With that, we can now instantiate and run our GA algorithm! Keep in mind that it will take some time to finish, but look at the `min` column, which should be slowly getting smaller with each iteration (generation) of the algorithm:

In [None]:
outer = GA_SUMSTAT
(lnd, logbook) = srv.optimizeDiscreteTrapsGA(
    lnd, pop_size=POP_SIZE, generations=GENS, verbose=VERBOSE,
    mating_params=MAT, mutation_params=MUT, selection_params=SEL,
    fitFuns={'inner': np.sum, 'outer': outer}
)

And let's export our results to disk for future use:

In [None]:
srv.exportLog(logbook, OUT_PTH, '{}D-{:02d}-{:02d}_LOG'.format(ID, TRPS_NUM, RID))
srv.dumpLandscape(lnd, OUT_PTH, '{}D-{:02d}-{:02d}_TRP'.format(ID, TRPS_NUM, RID), fExt='pkl')

## Analysis

For this demonstration, we will plot the evolution of our genetic algorithm in finding the most optimum solution. The region shaded in blue spans the best solution (bottom) to the worst one (top), with the mean being plotted in white somewhere between these values.

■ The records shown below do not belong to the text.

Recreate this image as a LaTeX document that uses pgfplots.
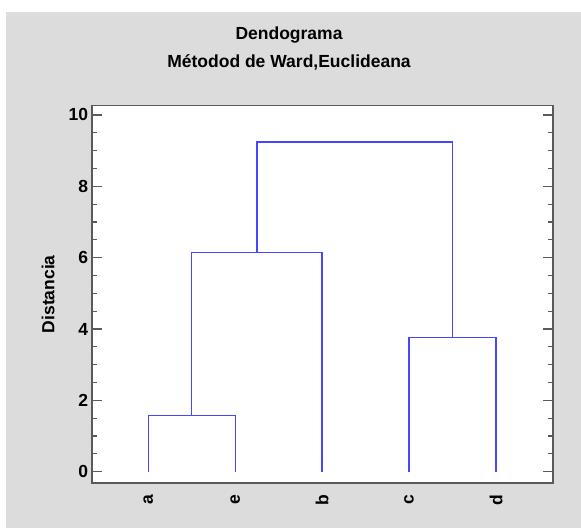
\documentclass[border=0pt]{standalone}
\usepackage{pgfplots}
\pgfplotsset{compat=1.18}
\usepackage{fontspec}
\setmainfont{Liberation Sans}

\definecolor{bggray}{RGB}{220,220,220}
\definecolor{framegray}{RGB}{90,90,90}
\definecolor{dendro}{RGB}{70,70,255}

\newcommand{\labfont}{\fontsize{17.5bp}{21bp}\selectfont\bfseries}

\begin{document}
\begin{tikzpicture}
% panel
\fill[white] (0,0) rectangle (581bp,528bp);
\fill[bggray] (6bp,0) rectangle (581bp,516bp);
% title
\node[anchor=base] at (289bp,488.6bp) {\labfont Dendograma};
\node[anchor=base] at (289bp,460.3bp) {\labfont Métodod de Ward,Euclideana};

\begin{axis}[
    at={(91.7bp,45.3bp)}, anchor=south west,
    scale only axis,
    width=461bp, height=377bp,
    xmin=0.349, xmax=5.652,
    ymin=-0.308, ymax=10.26,
    xtick={1,2,3,4,5},
    xticklabels={a,e,b,c,d},
    ytick={0,2,4,6,8,10},
    minor y tick num=3,
    ytick pos=both,
    yticklabel pos=left,
    tick align=inside,
    major tick length=10bp,
    minor tick length=5bp,
    every x tick/.style={draw=none},
    tick style={draw=framegray, line width=1.2bp},
    axis line style={draw=framegray, line width=1.6bp},
    axis background/.style={fill=white},
    /pgf/number format/assume math mode=true,
    ticklabel style={font=\labfont},
    xticklabel style={rotate=90, anchor=east, xshift=-9bp},
    ylabel={Distancia},
    ylabel style={font=\labfont, at={(axis description cs:-0.0948,0.5)}, anchor=center},
    clip=false,
]
\addplot[dendro, line width=1.4bp] coordinates {(1,0) (1,1.57) (2,1.57) (2,0)};
\addplot[dendro, line width=1.4bp] coordinates {(4,0) (4,3.77) (5,3.77) (5,0)};
\addplot[dendro, line width=1.4bp] coordinates {(1.5,1.57) (1.5,6.14) (3,6.14) (3,0)};
\addplot[dendro, line width=1.4bp] coordinates {(2.25,6.14) (2.25,9.24) (4.5,9.24) (4.5,3.77)};
\end{axis}
\end{tikzpicture}
\end{document}
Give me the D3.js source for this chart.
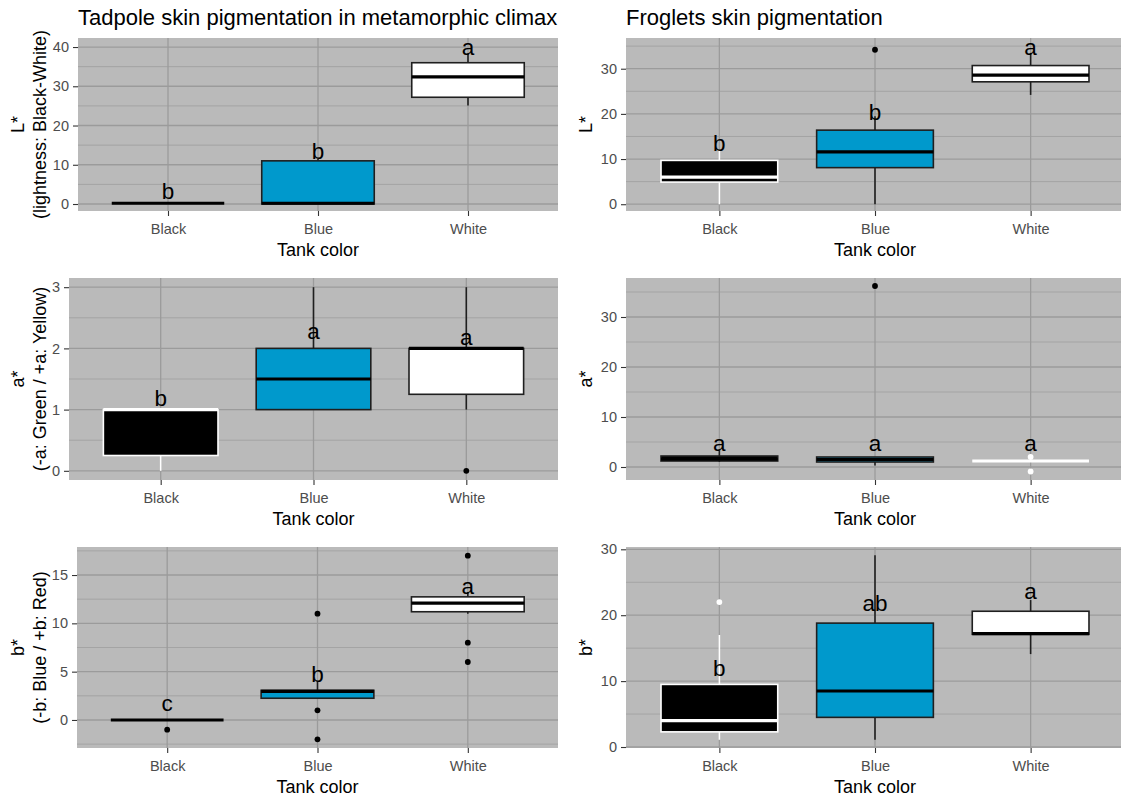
<!DOCTYPE html>
<html>
<head>
<meta charset="utf-8">
<script src="https://cdn.jsdelivr.net/npm/d3@7"></script>
<style>
  body { margin: 0; background: #ffffff; }
  svg { display: block; font-family: "Liberation Sans", Arial, Helvetica, sans-serif; }
</style>
</head>
<body>
<svg id="chart" width="1121" height="798"></svg>
<script>
// ---- data -------------------------------------------------------------
const tankColors = ["Black", "Blue", "White"];
const tankFills  = ["#000000", "#0099CC", "#FFFFFF"];

// each box: [lower whisker, Q1, median, Q3, upper whisker]
const tadpoleL_box     = [[0.2, 0.2, 0.2, 0.2, 0.2], [0, 0, 0.2, 11, 11.5], [25.1, 27.2, 32.4, 36.0, 38.3]];
const tadpoleL_out     = [[], [], []];
const tadpoleL_letters = ["b", "b", "a"];
const tadpoleL_letterY = [1.2, 11.4, 37.9];
const tadpoleL_ticks   = [0, 10, 20, 30, 40];

const frogletL_box     = [[0, 4.9, 6.0, 9.7, 12.0], [0, 8.1, 11.6, 16.4, 19.5], [24.2, 27.1, 28.6, 30.7, 33.5]];
const frogletL_out     = [[], [34.2], []];
const frogletL_letters = ["b", "b", "a"];
const frogletL_letterY = [11.85, 18.7, 33.1];
const frogletL_ticks   = [0, 10, 20, 30];

const tadpoleA_box     = [[0, 0.25, 1.0, 1.0, 1.0], [1.0, 1.0, 1.5, 2.0, 3.0], [1.0, 1.25, 2.0, 2.0, 3.0]];
const tadpoleA_out     = [[], [], [0]];
const tadpoleA_letters = ["b", "a", "a"];
const tadpoleA_letterY = [1.06, 2.15, 2.06];
const tadpoleA_ticks   = [0, 1, 2, 3];

const frogletA_box     = [[1.0, 1.2, 1.6, 2.2, 3.3], [0.3, 1.0, 1.5, 2.0, 2.0], [1.2, 1.2, 1.2, 1.2, 1.2]];
const frogletA_out     = [[], [36.2], [2.0, -0.9]];
const frogletA_letters = ["a", "a", "a"];
const frogletA_letterY = [3.2, 3.2, 3.2];
const frogletA_ticks   = [0, 10, 20, 30];

const tadpoleB_box     = [[0, 0, 0, 0, 0], [2.25, 2.25, 2.95, 3.07, 4.0], [11.0, 11.2, 12.1, 12.74, 13.25]];
const tadpoleB_out     = [[-1], [11, 1, -2], [17, 8, 6]];
const tadpoleB_letters = ["c", "b", "a"];
const tadpoleB_letterY = [0.96, 3.93, 13.0];
const tadpoleB_ticks   = [0, 5, 10, 15];

const frogletB_box     = [[1.1, 2.3, 4.0, 9.5, 17.0], [1.1, 4.5, 8.5, 18.8, 29.1], [14.1, 17.1, 17.2, 20.6, 22.3]];
const frogletB_out     = [[22], [], []];
const frogletB_letters = ["b", "ab", "a"];
const frogletB_letterY = [10.7, 20.7, 22.5];
const frogletB_ticks   = [0, 10, 20, 30];

// ---- styling & layout -------------------------------------------------
const INK = "#1F1F1F";
const PAPER = "#FFFFFF";
const PANEL_BG = "#BABABA";
const GRID_MAJOR = "#9B9B9B";
const GRID_MINOR = "#A4A4A4";

const panels = [
  { title: "Tadpole skin pigmentation in metamorphic climax", yTitle: ["L*", "(lightness: Black-White)"],
    box: tadpoleL_box, out: tadpoleL_out, letters: tadpoleL_letters, letterY: tadpoleL_letterY, ticks: tadpoleL_ticks,
    domain: [-1.78, 42.3], frame: { left: 78, right: 558, top: 38, bottom: 211 }, stroke: [INK, INK, INK] },
  { title: "Froglets skin pigmentation", yTitle: ["L*"],
    box: frogletL_box, out: frogletL_out, letters: frogletL_letters, letterY: frogletL_letterY, ticks: frogletL_ticks,
    domain: [-1.5, 36.8], frame: { left: 626, right: 1124, top: 38, bottom: 211 }, stroke: [PAPER, INK, INK] },
  { title: null, yTitle: ["a*", "(-a: Green / +a: Yellow)"],
    box: tadpoleA_box, out: tadpoleA_out, letters: tadpoleA_letters, letterY: tadpoleA_letterY, ticks: tadpoleA_ticks,
    domain: [-0.15, 3.15], frame: { left: 69, right: 558, top: 278, bottom: 480 }, stroke: [PAPER, INK, INK] },
  { title: null, yTitle: ["a*"],
    box: frogletA_box, out: frogletA_out, letters: frogletA_letters, letterY: frogletA_letterY, ticks: frogletA_ticks,
    domain: [-2.6, 37.8], frame: { left: 626, right: 1124, top: 278, bottom: 480 }, stroke: [INK, INK, PAPER] },
  { title: null, yTitle: ["b*", "(-b: Blue / +b: Red)"],
    box: tadpoleB_box, out: tadpoleB_out, letters: tadpoleB_letters, letterY: tadpoleB_letterY, ticks: tadpoleB_ticks,
    domain: [-2.9, 17.9], frame: { left: 77, right: 558, top: 547, bottom: 748 }, stroke: [INK, INK, INK] },
  { title: null, yTitle: ["b*"],
    box: frogletB_box, out: frogletB_out, letters: frogletB_letters, letterY: frogletB_letterY, ticks: frogletB_ticks,
    domain: [-0.15, 30.35], frame: { left: 626, right: 1124, top: 547, bottom: 748 }, stroke: [PAPER, INK, INK] }
];

const svg = d3.select("#chart");

panels.forEach((p, i) => {
  const f = p.frame;
  const g = svg.append("g").attr("class", "panel-" + i);

  const x = d3.scalePoint().domain(tankColors).range([f.left, f.right]).padding(0.6);
  const y = d3.scaleLinear().domain(p.domain).range([f.bottom, f.top]);

  const clipId = "clip-" + i;
  g.append("clipPath").attr("id", clipId)
    .append("rect").attr("x", f.left).attr("y", f.top)
    .attr("width", f.right - f.left).attr("height", f.bottom - f.top);

  const plot = g.append("g").attr("clip-path", `url(#${clipId})`);

  plot.append("rect")
    .attr("x", f.left).attr("y", f.top)
    .attr("width", f.right - f.left).attr("height", f.bottom - f.top)
    .attr("fill", PANEL_BG);

  // minor grid lines half-way between major ticks
  const step = p.ticks[1] - p.ticks[0];
  const minors = [];
  for (let k = -1; k < p.ticks.length; k++) {
    const v = p.ticks[0] + step * (k + 0.5);
    if (v > p.domain[0] && v < p.domain[1]) minors.push(v);
  }
  plot.selectAll("line.minor").data(minors).join("line")
    .attr("x1", f.left).attr("x2", f.right)
    .attr("y1", d => y(d)).attr("y2", d => y(d))
    .attr("stroke", GRID_MINOR).attr("stroke-width", 1);

  plot.selectAll("line.major").data(p.ticks).join("line")
    .attr("x1", f.left).attr("x2", f.right)
    .attr("y1", d => y(d)).attr("y2", d => y(d))
    .attr("stroke", GRID_MAJOR).attr("stroke-width", 1.3);

  plot.selectAll("line.vmajor").data(tankColors).join("line")
    .attr("x1", d => x(d)).attr("x2", d => x(d))
    .attr("y1", f.top).attr("y2", f.bottom)
    .attr("stroke", GRID_MAJOR).attr("stroke-width", 1.3);

  const bw = x.step() * 0.75;

  tankColors.forEach((c, j) => {
    const [lo, q1, med, q3, hi] = p.box[j];
    const cx = x(c);
    const col = p.stroke[j];
    const medCol = col === INK ? "#000000" : col;
    const bg = plot.append("g");
    // whiskers
    bg.append("line").attr("x1", cx).attr("x2", cx).attr("y1", y(q3)).attr("y2", y(hi))
      .attr("stroke", col).attr("stroke-width", 1.6);
    bg.append("line").attr("x1", cx).attr("x2", cx).attr("y1", y(q1)).attr("y2", y(lo))
      .attr("stroke", col).attr("stroke-width", 1.6);
    // box
    bg.append("rect")
      .attr("x", cx - bw / 2).attr("width", bw)
      .attr("y", y(q3)).attr("height", Math.max(0, y(q1) - y(q3)))
      .attr("fill", tankFills[j]).attr("stroke", col).attr("stroke-width", 1.6);
    // median
    bg.append("line").attr("x1", cx - bw / 2).attr("x2", cx + bw / 2)
      .attr("y1", y(med)).attr("y2", y(med))
      .attr("stroke", medCol).attr("stroke-width", 3.2);
    // outliers
    bg.selectAll("circle").data(p.out[j]).join("circle")
      .attr("cx", cx).attr("cy", d => y(d)).attr("r", 2.9)
      .attr("fill", medCol);
  });

  // group letters
  plot.selectAll("text.letter").data(tankColors).join("text")
    .attr("class", "letter")
    .attr("x", d => x(d))
    .attr("y", (d, j) => y(p.letterY[j]))
    .attr("text-anchor", "middle")
    .attr("font-size", 22.5)
    .attr("fill", "#000000")
    .text((d, j) => p.letters[j]);

  // axes
  const yAxis = d3.axisLeft(y).tickValues(p.ticks).tickSize(5).tickPadding(4).tickFormat(d3.format("d"));
  const ya = g.append("g").attr("transform", `translate(${f.left},0)`).call(yAxis);
  const xAxis = d3.axisBottom(x).tickSize(5).tickPadding(4);
  const xa = g.append("g").attr("transform", `translate(0,${f.bottom})`).call(xAxis);
  [ya, xa].forEach(a => {
    a.select(".domain").remove();
    a.selectAll(".tick line").attr("stroke", "#333333").attr("stroke-width", 1.1);
    a.selectAll(".tick text").attr("fill", "#4D4D4D").attr("font-size", 14.5)
      .attr("font-family", "\"Liberation Sans\", Arial, sans-serif");
  });
  xa.selectAll(".tick text").attr("dy", "0.95em");

  // x axis title
  g.append("text")
    .attr("x", (f.left + Math.min(f.right, 1121)) / 2 + (f.right > 1121 ? 1.5 : 0))
    .attr("y", f.bottom + 45)
    .attr("text-anchor", "middle")
    .attr("font-size", 18)
    .attr("fill", "#000000")
    .text("Tank color");

  // y axis title (one or two lines)
  const yc = (f.top + f.bottom) / 2;
  const lineX = p.yTitle.length === 2 ? [18, 39.5] : [f.left - 40];
  p.yTitle.forEach((t, k) => {
    g.append("text")
      .attr("transform", `translate(${lineX[k]},${yc}) rotate(-90)`)
      .attr("dy", "0.35em")
      .attr("text-anchor", "middle")
      .attr("font-size", 18)
      .attr("fill", "#000000")
      .text(t);
  });

  // panel title
  if (p.title) {
    g.append("text")
      .attr("x", f.left).attr("y", 25)
      .attr("font-size", 22)
      .attr("fill", "#000000")
      .text(p.title);
  }
});
</script>
</body>
</html>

For a GA it's important that the best solution doesn't bounce around too much and that it keeps improving as generations go on, but it's also important to have some variability so that exploration is taking place, so a reasonably wide envelope is generally a good sign for our applications:

In [None]:
log = pd.DataFrame(logbook)
log.rename(columns={'median': 'avg'}, inplace=True)
(fig, ax) = plt.subplots(1, 1, figsize=(15, 5), sharey=False)
ax.set_title("GA Optimization")
ax.set_xlabel("Fitness")
ax.set_ylabel("Generations")
srv.plotGAEvolution(
    fig, ax, log,
    colors={'mean': '#ffffff', 'envelope': '#1565c0'},
    alphas={'mean': .75, 'envelope': 0.5},
    aspect=1/2.5
)
fig.savefig(
    path.join(OUT_PTH, '{}D-{:02d}-{:02d}_GA.png'.format(ID, TRPS_NUM, RID)),  
    facecolor='w', bbox_inches='tight', pad_inches=0.1, dpi=300
)

Finally, let's plot our optimized landscape!

In [None]:
lnd = srv.loadLandscape(
    OUT_PTH, '{}D-{:02d}-{:02d}_TRP'.format(ID, TRPS_NUM, RID), 
    fExt='pkl'
)
(fig, ax) = (
    plt.figure(figsize=(15, 15)),
    plt.axes(projection=ccrs.PlateCarree())
)
lnd.plotSites(fig, ax, size=250)
lnd.plotTraps(
    fig, ax, 
    zorders=(30, 25), transparencyHex='55', 
    proj=ccrs.PlateCarree()
)
srv.plotClean(fig, ax, bbox=lnd.landLimits)
lnd.plotLandBoundary(fig, ax)
srv.plotClean(fig, ax, bbox=lnd.landLimits)
fig.savefig(
    path.join(OUT_PTH, '{}D-{:02d}-{:02d}_TRP.png'.format(ID, TRPS_NUM, RID)), 
    facecolor='w', bbox_inches='tight', pad_inches=0.1, dpi=400
)